▶ **Written problem**:
Skip the pictures. Reproduce all other material exactly.
--- BEGIN Provided material ---
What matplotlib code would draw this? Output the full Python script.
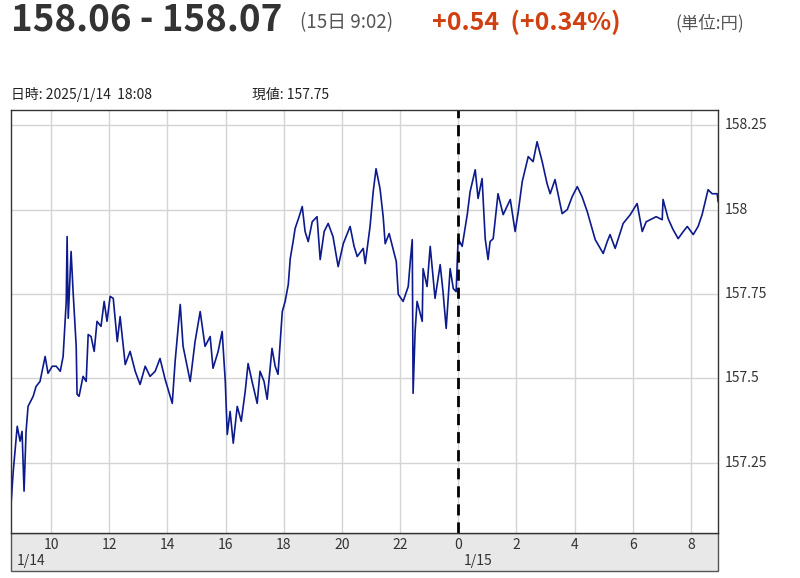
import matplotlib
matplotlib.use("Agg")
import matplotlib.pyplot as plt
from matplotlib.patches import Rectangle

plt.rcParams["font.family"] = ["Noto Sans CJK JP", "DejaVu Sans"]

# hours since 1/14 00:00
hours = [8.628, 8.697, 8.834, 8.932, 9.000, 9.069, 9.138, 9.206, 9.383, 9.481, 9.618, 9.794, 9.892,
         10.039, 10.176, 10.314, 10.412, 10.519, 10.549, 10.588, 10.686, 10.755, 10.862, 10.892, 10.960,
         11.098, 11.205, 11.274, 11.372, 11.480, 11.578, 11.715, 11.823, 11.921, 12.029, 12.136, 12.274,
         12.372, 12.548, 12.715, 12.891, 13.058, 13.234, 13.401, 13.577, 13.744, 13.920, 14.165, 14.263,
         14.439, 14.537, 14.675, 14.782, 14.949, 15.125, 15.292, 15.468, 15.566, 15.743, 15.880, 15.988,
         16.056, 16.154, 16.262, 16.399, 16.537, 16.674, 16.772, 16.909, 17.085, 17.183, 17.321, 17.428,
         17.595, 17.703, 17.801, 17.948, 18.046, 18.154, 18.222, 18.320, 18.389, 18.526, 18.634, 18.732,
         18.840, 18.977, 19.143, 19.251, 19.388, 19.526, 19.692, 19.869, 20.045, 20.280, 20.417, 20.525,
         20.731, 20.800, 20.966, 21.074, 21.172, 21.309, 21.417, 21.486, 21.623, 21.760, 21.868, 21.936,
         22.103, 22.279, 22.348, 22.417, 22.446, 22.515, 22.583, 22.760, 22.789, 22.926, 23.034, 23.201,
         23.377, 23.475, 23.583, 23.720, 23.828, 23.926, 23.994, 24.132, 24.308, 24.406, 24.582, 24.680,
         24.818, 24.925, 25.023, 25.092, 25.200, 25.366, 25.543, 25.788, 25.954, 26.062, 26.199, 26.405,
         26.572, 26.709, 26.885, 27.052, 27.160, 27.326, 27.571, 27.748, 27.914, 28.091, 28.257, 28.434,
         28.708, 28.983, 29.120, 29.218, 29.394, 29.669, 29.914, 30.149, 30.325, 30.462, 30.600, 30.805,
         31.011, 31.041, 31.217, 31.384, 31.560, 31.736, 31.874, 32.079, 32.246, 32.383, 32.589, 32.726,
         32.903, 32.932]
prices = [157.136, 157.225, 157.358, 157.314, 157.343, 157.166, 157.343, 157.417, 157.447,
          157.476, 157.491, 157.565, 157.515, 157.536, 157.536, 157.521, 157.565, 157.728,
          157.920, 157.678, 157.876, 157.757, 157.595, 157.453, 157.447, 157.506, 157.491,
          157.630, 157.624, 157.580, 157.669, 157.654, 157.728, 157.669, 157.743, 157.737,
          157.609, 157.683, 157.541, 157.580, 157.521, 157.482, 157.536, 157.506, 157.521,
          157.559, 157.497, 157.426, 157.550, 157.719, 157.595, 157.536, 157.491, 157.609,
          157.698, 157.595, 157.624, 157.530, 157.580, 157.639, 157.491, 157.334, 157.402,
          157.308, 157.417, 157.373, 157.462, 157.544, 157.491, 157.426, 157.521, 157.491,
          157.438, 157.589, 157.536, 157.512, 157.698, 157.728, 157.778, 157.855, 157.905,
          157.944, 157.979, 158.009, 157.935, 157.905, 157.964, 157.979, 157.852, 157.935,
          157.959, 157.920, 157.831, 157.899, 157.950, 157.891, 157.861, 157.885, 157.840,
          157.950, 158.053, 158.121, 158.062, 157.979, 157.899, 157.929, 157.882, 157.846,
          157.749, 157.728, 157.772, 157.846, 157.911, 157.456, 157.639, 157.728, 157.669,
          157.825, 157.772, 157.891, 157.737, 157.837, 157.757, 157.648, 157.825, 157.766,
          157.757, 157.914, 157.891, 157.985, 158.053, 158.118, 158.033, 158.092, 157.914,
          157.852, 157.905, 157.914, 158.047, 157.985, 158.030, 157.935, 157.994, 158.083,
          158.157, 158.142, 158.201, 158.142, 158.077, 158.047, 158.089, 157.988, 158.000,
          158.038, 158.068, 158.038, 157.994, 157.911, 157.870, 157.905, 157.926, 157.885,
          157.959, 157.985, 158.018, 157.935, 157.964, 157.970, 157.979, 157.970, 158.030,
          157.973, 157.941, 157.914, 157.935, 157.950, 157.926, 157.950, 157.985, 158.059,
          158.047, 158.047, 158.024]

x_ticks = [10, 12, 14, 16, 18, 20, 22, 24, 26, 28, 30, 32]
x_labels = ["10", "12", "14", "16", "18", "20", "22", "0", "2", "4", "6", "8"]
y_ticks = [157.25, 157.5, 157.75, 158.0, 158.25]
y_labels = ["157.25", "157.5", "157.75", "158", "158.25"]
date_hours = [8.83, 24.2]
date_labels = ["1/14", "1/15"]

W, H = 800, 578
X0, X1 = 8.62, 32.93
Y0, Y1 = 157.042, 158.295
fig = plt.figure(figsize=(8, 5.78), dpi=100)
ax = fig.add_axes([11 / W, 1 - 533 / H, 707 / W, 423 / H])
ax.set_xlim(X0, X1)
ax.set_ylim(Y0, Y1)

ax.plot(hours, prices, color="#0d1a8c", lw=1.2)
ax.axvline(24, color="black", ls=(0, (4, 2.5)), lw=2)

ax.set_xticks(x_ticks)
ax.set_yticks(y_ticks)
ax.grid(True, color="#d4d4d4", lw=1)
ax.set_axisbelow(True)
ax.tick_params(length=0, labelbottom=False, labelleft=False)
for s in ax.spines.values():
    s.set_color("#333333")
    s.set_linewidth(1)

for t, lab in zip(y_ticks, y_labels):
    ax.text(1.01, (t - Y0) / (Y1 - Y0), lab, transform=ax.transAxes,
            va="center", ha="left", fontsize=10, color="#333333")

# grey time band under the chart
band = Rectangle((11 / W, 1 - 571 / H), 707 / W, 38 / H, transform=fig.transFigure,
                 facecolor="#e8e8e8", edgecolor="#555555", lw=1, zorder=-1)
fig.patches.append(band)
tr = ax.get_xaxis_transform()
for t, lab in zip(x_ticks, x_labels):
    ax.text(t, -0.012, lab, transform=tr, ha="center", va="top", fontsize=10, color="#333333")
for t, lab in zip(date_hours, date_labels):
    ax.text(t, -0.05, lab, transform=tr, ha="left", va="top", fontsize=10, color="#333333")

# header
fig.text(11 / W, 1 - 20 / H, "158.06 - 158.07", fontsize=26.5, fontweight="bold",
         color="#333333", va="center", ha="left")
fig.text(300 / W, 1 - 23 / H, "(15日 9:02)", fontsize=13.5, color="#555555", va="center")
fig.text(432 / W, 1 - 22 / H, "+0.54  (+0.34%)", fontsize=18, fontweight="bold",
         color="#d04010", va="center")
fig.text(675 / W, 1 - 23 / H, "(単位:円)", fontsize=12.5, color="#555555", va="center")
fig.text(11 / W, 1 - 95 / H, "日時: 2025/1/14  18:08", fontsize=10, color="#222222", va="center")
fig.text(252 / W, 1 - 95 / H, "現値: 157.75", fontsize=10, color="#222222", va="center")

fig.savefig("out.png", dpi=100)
--- END Provided material ---
▶ **Result of the exercise**:
What matplotlib code would draw this? Output the full Python script.
import matplotlib
matplotlib.use("Agg")
import matplotlib.pyplot as plt
from matplotlib.patches import Rectangle

plt.rcParams["font.family"] = ["Noto Sans CJK JP", "DejaVu Sans"]

# hours since 1/14 00:00
hours = [8.628, 8.697, 8.834, 8.932, 9.000, 9.069, 9.138, 9.206, 9.383, 9.481, 9.618, 9.794, 9.892,
         10.039, 10.176, 10.314, 10.412, 10.519, 10.549, 10.588, 10.686, 10.755, 10.862, 10.892, 10.960,
         11.098, 11.205, 11.274, 11.372, 11.480, 11.578, 11.715, 11.823, 11.921, 12.029, 12.136, 12.274,
         12.372, 12.548, 12.715, 12.891, 13.058, 13.234, 13.401, 13.577, 13.744, 13.920, 14.165, 14.263,
         14.439, 14.537, 14.675, 14.782, 14.949, 15.125, 15.292, 15.468, 15.566, 15.743, 15.880, 15.988,
         16.056, 16.154, 16.262, 16.399, 16.537, 16.674, 16.772, 16.909, 17.085, 17.183, 17.321, 17.428,
         17.595, 17.703, 17.801, 17.948, 18.046, 18.154, 18.222, 18.320, 18.389, 18.526, 18.634, 18.732,
         18.840, 18.977, 19.143, 19.251, 19.388, 19.526, 19.692, 19.869, 20.045, 20.280, 20.417, 20.525,
         20.731, 20.800, 20.966, 21.074, 21.172, 21.309, 21.417, 21.486, 21.623, 21.760, 21.868, 21.936,
         22.103, 22.279, 22.348, 22.417, 22.446, 22.515, 22.583, 22.760, 22.789, 22.926, 23.034, 23.201,
         23.377, 23.475, 23.583, 23.720, 23.828, 23.926, 23.994, 24.132, 24.308, 24.406, 24.582, 24.680,
         24.818, 24.925, 25.023, 25.092, 25.200, 25.366, 25.543, 25.788, 25.954, 26.062, 26.199, 26.405,
         26.572, 26.709, 26.885, 27.052, 27.160, 27.326, 27.571, 27.748, 27.914, 28.091, 28.257, 28.434,
         28.708, 28.983, 29.120, 29.218, 29.394, 29.669, 29.914, 30.149, 30.325, 30.462, 30.600, 30.805,
         31.011, 31.041, 31.217, 31.384, 31.560, 31.736, 31.874, 32.079, 32.246, 32.383, 32.589, 32.726,
         32.903, 32.932]
prices = [157.136, 157.225, 157.358, 157.314, 157.343, 157.166, 157.343, 157.417, 157.447,
          157.476, 157.491, 157.565, 157.515, 157.536, 157.536, 157.521, 157.565, 157.728,
          157.920, 157.678, 157.876, 157.757, 157.595, 157.453, 157.447, 157.506, 157.491,
          157.630, 157.624, 157.580, 157.669, 157.654, 157.728, 157.669, 157.743, 157.737,
          157.609, 157.683, 157.541, 157.580, 157.521, 157.482, 157.536, 157.506, 157.521,
          157.559, 157.497, 157.426, 157.550, 157.719, 157.595, 157.536, 157.491, 157.609,
          157.698, 157.595, 157.624, 157.530, 157.580, 157.639, 157.491, 157.334, 157.402,
          157.308, 157.417, 157.373, 157.462, 157.544, 157.491, 157.426, 157.521, 157.491,
          157.438, 157.589, 157.536, 157.512, 157.698, 157.728, 157.778, 157.855, 157.905,
          157.944, 157.979, 158.009, 157.935, 157.905, 157.964, 157.979, 157.852, 157.935,
          157.959, 157.920, 157.831, 157.899, 157.950, 157.891, 157.861, 157.885, 157.840,
          157.950, 158.053, 158.121, 158.062, 157.979, 157.899, 157.929, 157.882, 157.846,
          157.749, 157.728, 157.772, 157.846, 157.911, 157.456, 157.639, 157.728, 157.669,
          157.825, 157.772, 157.891, 157.737, 157.837, 157.757, 157.648, 157.825, 157.766,
          157.757, 157.914, 157.891, 157.985, 158.053, 158.118, 158.033, 158.092, 157.914,
          157.852, 157.905, 157.914, 158.047, 157.985, 158.030, 157.935, 157.994, 158.083,
          158.157, 158.142, 158.201, 158.142, 158.077, 158.047, 158.089, 157.988, 158.000,
          158.038, 158.068, 158.038, 157.994, 157.911, 157.870, 157.905, 157.926, 157.885,
          157.959, 157.985, 158.018, 157.935, 157.964, 157.970, 157.979, 157.970, 158.030,
          157.973, 157.941, 157.914, 157.935, 157.950, 157.926, 157.950, 157.985, 158.059,
          158.047, 158.047, 158.024]

x_ticks = [10, 12, 14, 16, 18, 20, 22, 24, 26, 28, 30, 32]
x_labels = ["10", "12", "14", "16", "18", "20", "22", "0", "2", "4", "6", "8"]
y_ticks = [157.25, 157.5, 157.75, 158.0, 158.25]
y_labels = ["157.25", "157.5", "157.75", "158", "158.25"]
date_hours = [8.83, 24.2]
date_labels = ["1/14", "1/15"]

W, H = 800, 578
X0, X1 = 8.62, 32.93
Y0, Y1 = 157.042, 158.295
fig = plt.figure(figsize=(8, 5.78), dpi=100)
ax = fig.add_axes([11 / W, 1 - 533 / H, 707 / W, 423 / H])
ax.set_xlim(X0, X1)
ax.set_ylim(Y0, Y1)

ax.plot(hours, prices, color="#0d1a8c", lw=1.2)
ax.axvline(24, color="black", ls=(0, (4, 2.5)), lw=2)

ax.set_xticks(x_ticks)
ax.set_yticks(y_ticks)
ax.grid(True, color="#d4d4d4", lw=1)
ax.set_axisbelow(True)
ax.tick_params(length=0, labelbottom=False, labelleft=False)
for s in ax.spines.values():
    s.set_color("#333333")
    s.set_linewidth(1)

for t, lab in zip(y_ticks, y_labels):
    ax.text(1.01, (t - Y0) / (Y1 - Y0), lab, transform=ax.transAxes,
            va="center", ha="left", fontsize=10, color="#333333")

# grey time band under the chart
band = Rectangle((11 / W, 1 - 571 / H), 707 / W, 38 / H, transform=fig.transFigure,
                 facecolor="#e8e8e8", edgecolor="#555555", lw=1, zorder=-1)
fig.patches.append(band)
tr = ax.get_xaxis_transform()
for t, lab in zip(x_ticks, x_labels):
    ax.text(t, -0.012, lab, transform=tr, ha="center", va="top", fontsize=10, color="#333333")
for t, lab in zip(date_hours, date_labels):
    ax.text(t, -0.05, lab, transform=tr, ha="left", va="top", fontsize=10, color="#333333")

# header
fig.text(11 / W, 1 - 20 / H, "158.06 - 158.07", fontsize=26.5, fontweight="bold",
         color="#333333", va="center", ha="left")
fig.text(300 / W, 1 - 23 / H, "(15日 9:02)", fontsize=13.5, color="#555555", va="center")
fig.text(432 / W, 1 - 22 / H, "+0.54  (+0.34%)", fontsize=18, fontweight="bold",
         color="#d04010", va="center")
fig.text(675 / W, 1 - 23 / H, "(単位:円)", fontsize=12.5, color="#555555", va="center")
fig.text(11 / W, 1 - 95 / H, "日時: 2025/1/14  18:08", fontsize=10, color="#222222", va="center")
fig.text(252 / W, 1 - 95 / H, "現値: 157.75", fontsize=10, color="#222222", va="center")

fig.savefig("out.png", dpi=100)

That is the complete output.